Estoy pensando que no hay metáfora más obvia, cuando la escucho desde lejos. Ahí viene la bestia. Siento en todo el cuerpo el viento que trae con su galope. Llega, desenfrenada, inevitable. Se detiene bufando en el centro de la habitación, del estudio. Me mira directo a los ojos, no hay forma de pretender que no está ahí, que no la he visto. Es evidente e ineludible. Roza con los cascos el suelo y se balancea, inquieta. Se acerca y resopla en mi nuca, se revuelca entre mis cabellos. Si pudiera darle forma, sería como el Toro Rojo, el de El Último Unicornio, con los ojos vacíos y terrible pelaje en llamas, consumiéndose, consumiéndome. Haga lo que haga, no puedo librarme. Su presencia me aprisiona. Trato de concentrarme en otras cosas, por supuesto. Me distraigo un poco, pero en el fondo de la garganta sigo con ese mal sabor del deseo insatisfecho, del ansia, del desgarre. Se quedará aquí por días.
Viene desde ya hace más de una década, aunque el tiempo no ha disminuído la intensidad de los espasmos. Me obliga a salir a la calle, a buscar, a arriesgarme, obedeciéndola. A veces me quedaba muy claro que no tenía nada que perder, ni tenía miedo, y salía en plena conciencia de la búsqueda. Me gustaba cazar y dejarme arrastrar por su fuerza. Muchas veces, y aún sin desinhibiciones químicas, emitía espontáneamente las palabras, sin pensar en su significado, lanzando la pregunta al aire. Fueron pocas negativas, pero sí hubo algunas. Muy pocas ocasiones el turno fue mío de responder a las órdenes de las bestias de otros. Para satisfacerla, coseché encuentros. Algunos medianamente agradables, otros desagradables. Los mejores los he olvidado. Ella siempre quiere más. Durante mis tímidos intentos de aplacarla, desaparece por un momento breve, y regresa pronto para reírse en mi cara. Aquí el cerebro no tiene lugar ni papel, sólo el cuerpo. La razón -en efecto- está perdida.

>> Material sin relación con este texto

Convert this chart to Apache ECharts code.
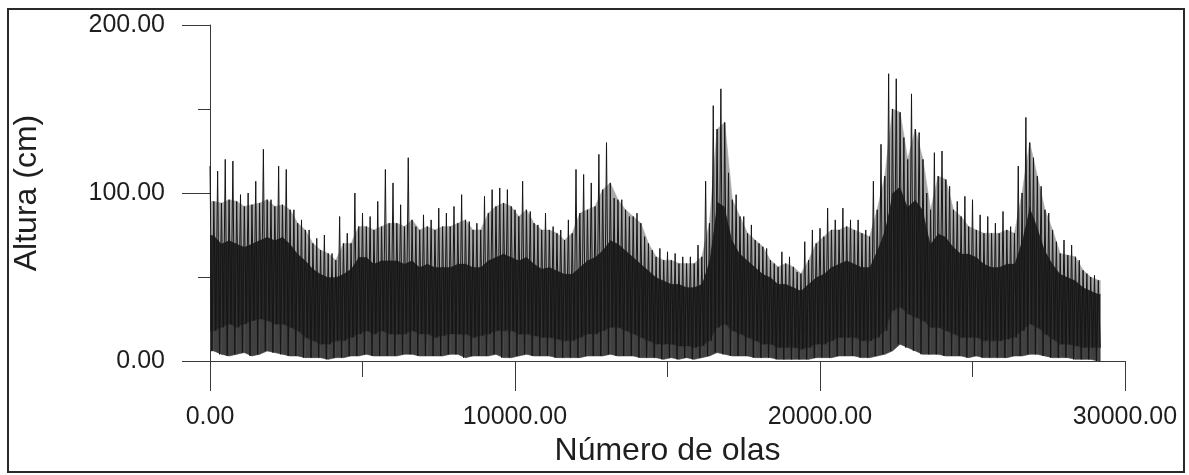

Pero el tiempo tampoco ha pasado en vano. Con indefensa tristeza noto que me he ido oxidando. Me digo que buscar se ha tornado cansado, no puedo tomarme la molestia. Cuando llega, la miro sin parpedear y le digo, "ya estás aquí, has llegado de nuevo". Me mira, resoplando y gimiendo. Es portentosa, tan insaciable como generosa. Bestia maravillosa que busca dueño. Y mientras está aquí, me doy cuenta: me molesta que sea todo tan complicado. ¿No es ampliamente sabido que todo mundo busca lo mismo? ¿Por qué no logro consumirla, por qué se queda aquí, desperdiciada? Claro, claro, hay otros factores que participan: química, momento, lugar. Tal vez suerte. En fin. Pero creo que ante todo, lo que no he encontrado en ellos, es desenfado y decisión. La decisión de olvidarse de todo el resto y simplemente dejarse llevar por un instinto. O seré yo misma, aterrada de consumirla sin control.
Pienso en remediarlo, pero sé de antemano que es inútil. No me sirve teoría alguna. La bestia se sienta encima mío, me asfixia. Empiezo a contemplar posibilidades grotezcas. Ninguna parece aspirar a cristalizarse. Nada qué hacer al respecto. No hay acción ni sentimiento que valga. No hay frustración ni empeño. Sólo esperar a que se vaya. Así es siempre desde que me niego a obedecrla. Ten calma, ya llegará, le digo. Al menos tienes recuerdos de cuando fuiste domesticada. No parecen bastarle mis argumentos. En el peor de los casos, aparece imparable, insaciable, cruel y violenta, porque sabe que la noche puede ser suya. Pero ya desde hace tiempo, como éste, no hay quién la incite... más. Y sin embargo, viene siempre, luego se va. Y siempre regresa. Cuando no está, yo retorno a lo que era sin ella, que tampoco es mucho. Entonces mi cerebro se despeja y puedo ver claramente que la vida es completamente vacía y aburrida sin -al menos- su visita.